I'll give it another try:
If anyone of you can read this post I made on my birthday, then sure as hell, I?ve lost.
I somehow think it's a nordic language.
Hm... birthday... creative. Not even close though. If you think it's nordic, then you're close as far as vocabulary goes. The vocabulary is distinctly Germanic, somewhere between English and German, and just some more or less random phomene set that I took from the two. (For instance, there are only voiceless frictives, but voiced/unvoiced consonants)
The grammar though is very different from even any Indo-European language. Just about every new language I learn has some feature of my language. For some instances:
French has a partive plural "des vin" (some wine) which is similar but not entirely the same as my language.

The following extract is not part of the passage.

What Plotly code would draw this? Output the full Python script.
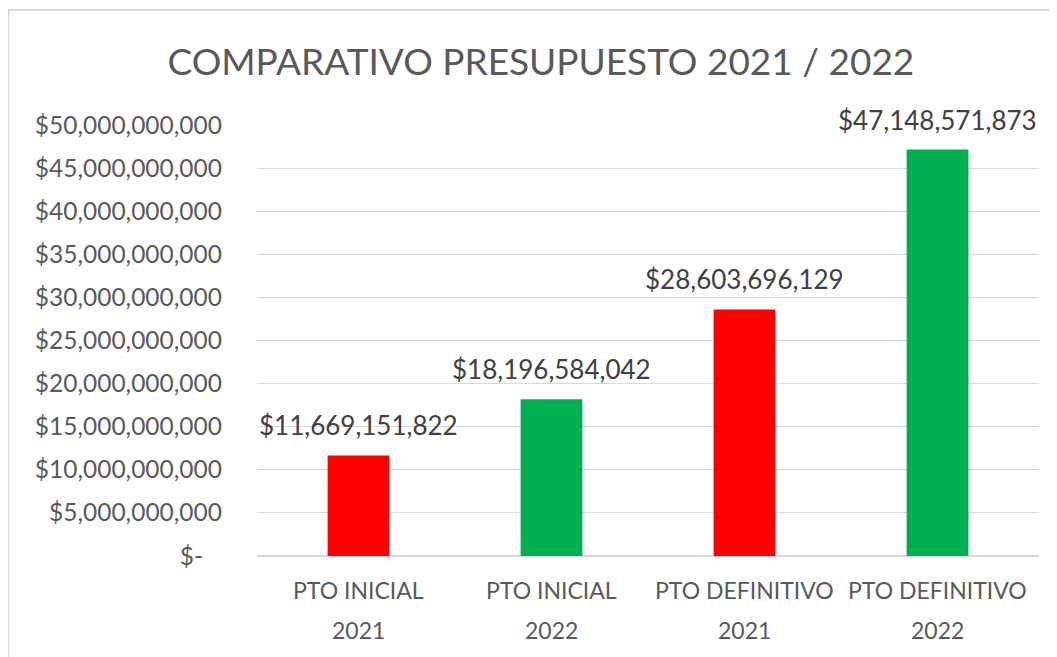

German has peculiar verb word order "anomolies" (it being a subclass of SVO languages called V2, for verb second. My language would likely be classifiable as a verbal-intrusive language, because the verb often intrudes between an object and its relative clause describing it)
Chinese has almost no word variation in its grammar, everything is indicated in general with word combinations, and phrases. My language only has two morphemes that are not words "-a" (a complementary suffix) and "-n" (the indefinite plural) Thus, similar to Chinese, my language could easily be written with Chinese logographs (although, I don't)
It also has some anomolies that are entirely unlike other languages. For instance, it has a quite unusual passive construction, which is almost homophonic with a grammatical aspect which indicates a change from one state to another (thus, it's not "the cards are dealt", but rather "the cards came into the state of having been dealt".) which presents interesting situations, because for instance, if you're sitting at a traffic light, and it turns green, but you don't see it, in English your passangers would yell "It's green!" In my language they would yell "' EnGrinDeth!" (Literally: "it has become green!" or "it has changed into the state of green" Also a note: the ' is a "word" in the language, it's prounced same as 'a', and basically stands in for just about any word. It's like the default pronoun for almost all cases.)
Also, interestingly, in English, and German the subjunctive takes "a step into the past", but in my language basically the future takes a step into the subjunctive. The subjunctive word indicator is "Ut", which was established fairly early. Then when I just let the future tense do what it wanted to (it was "DethKi" (past-not) but I was running into conflict with the desire to negate the verb at the end of the verbal phrase, thus making (VebDeth)Ki not Veb(DethKi). So to resolve, I just said, I'll figure something out) So, the future tense finally settled onto the same word as the subjunctive mood. So, now the subjunctive mood and future tense use the same words. It can be very easily summed up in an actual phrase I told my mom one: "I'll definitely probably be home at 11."